Breckenridge Backstage Theatre offers an inspired production of ‘The Importance of Being Earnest’

It’s been many years since I’ve read or seen anything by Oscar Wilde. But just recently, my son Alex was telling me about his fondness for the Irish playwright’s bold writing style and famous, stinging epigrams. Our discussion delved deep into the distinctions between epigrams, proverbs, adage, parables and the like, and I determined to take a closer look at Oscar Wilde’s writings. So, it seemed a remarkable coincidence when I heard the Backstage Theatre was presenting a production of Wilde’s well-known farce The Importance of Being Earnest.

Chock-full of silly bits and witty dialogue, this timeless comedy, directed by Branden Smith, delivers on all fronts, thanks in part to a hilarious fight over when and how to eat muffins. Never a dull moment, the show moves at an exhilarating pace and produces a steady, well-timed drumbeat of laughs with solid delivery of puns, satire, irony and the aforementioned epigrams.

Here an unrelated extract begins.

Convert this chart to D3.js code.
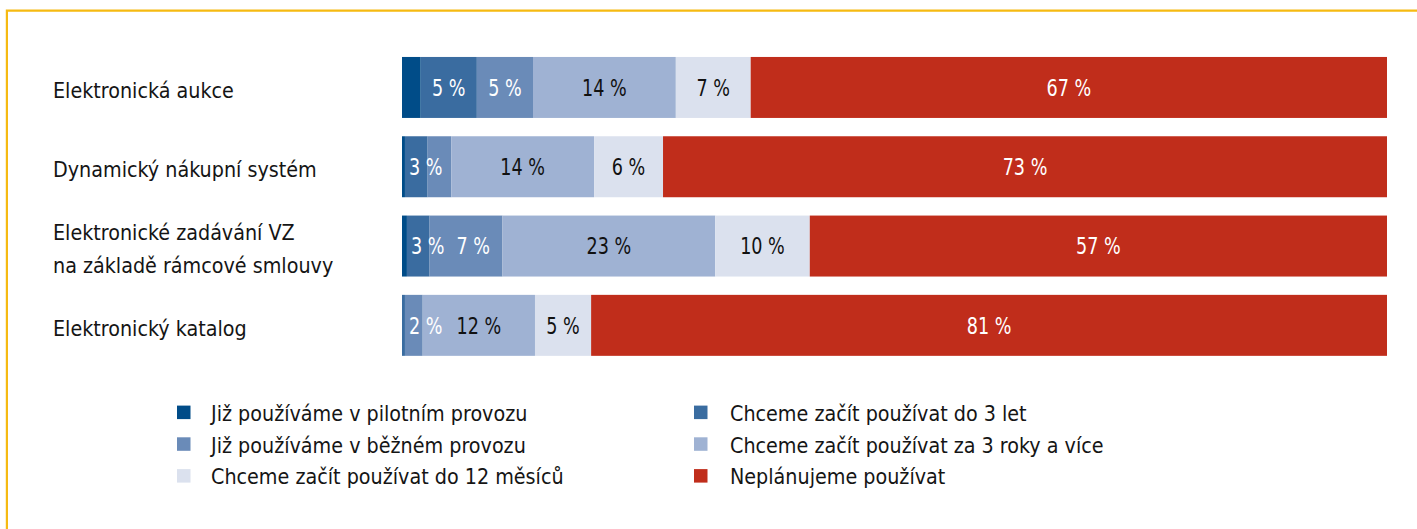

The charming Victorian set design helps transport the audience to late 1800s London, where Algernon and his friend John ‘Jack’ Worthing (Christian Ray Robinson) soon discover their mutual flair for using elaborate excuses to avoid social obligations in their daily life. Jack leaves his home in the country to go to the city to visit a make-believe brother named Ernest. While in the city, he goes by the name of Ernest when visiting his love interest Gwendolen Fairfax (Kelsey Colwell), who happens to be the cousin of his friend Algernon Moncrieff (Jacob Dresch).

Meanwhile, Algernon has invented a fictional friend named “Bunbury” to leave the city and visit the country. Algernon soon travels to Jack’s home pretending to be brother Ernest, where he falls in love with Jack’s ward Cecily Cardew (Stephanie Saltis). Consequently, both women earnestly believe they’re in love with a man named Ernest, when of course there is no one by that name.

Dresch steals the show with his portrayal of Algernon. With his spot-on Victorian-era English accent and commanding presence of the stage, he is incredibly fun to watch. Never have I seen anyone devour cucumber sandwiches so delightfully. That said, Smith is fortunate to have attracted some top Front Range talent for the production, including Leslie O’Caroll as Lady Bracknell. She gets in one of the play’s best zingers: “Never speak disrespectfully of Society, Algernon” she says. “Only people who can’t get into it do that.” Memorable and satirical — like any good epigram.

The characters — and even the set pieces — move about the stage in well-timed choreography, matching the energetic tempo of the dialogue. One bit that brought plenty of laughs was Colwell and Saltis’ precise flipping of their folding hand fans as they strutted around the stage. A few additional bright spots include the butler (Seth Palmer Harris) reading Cecily’s diary during intermission and a hilarious kiss between Miss Prism (Quinn Walcott) and Reverend Canon Chasuble (Robert Jones).

Seeing this play reminded me of why I love live theater. I thoroughly enjoyed the laughs and from the looks of it, everyone else around me did as well.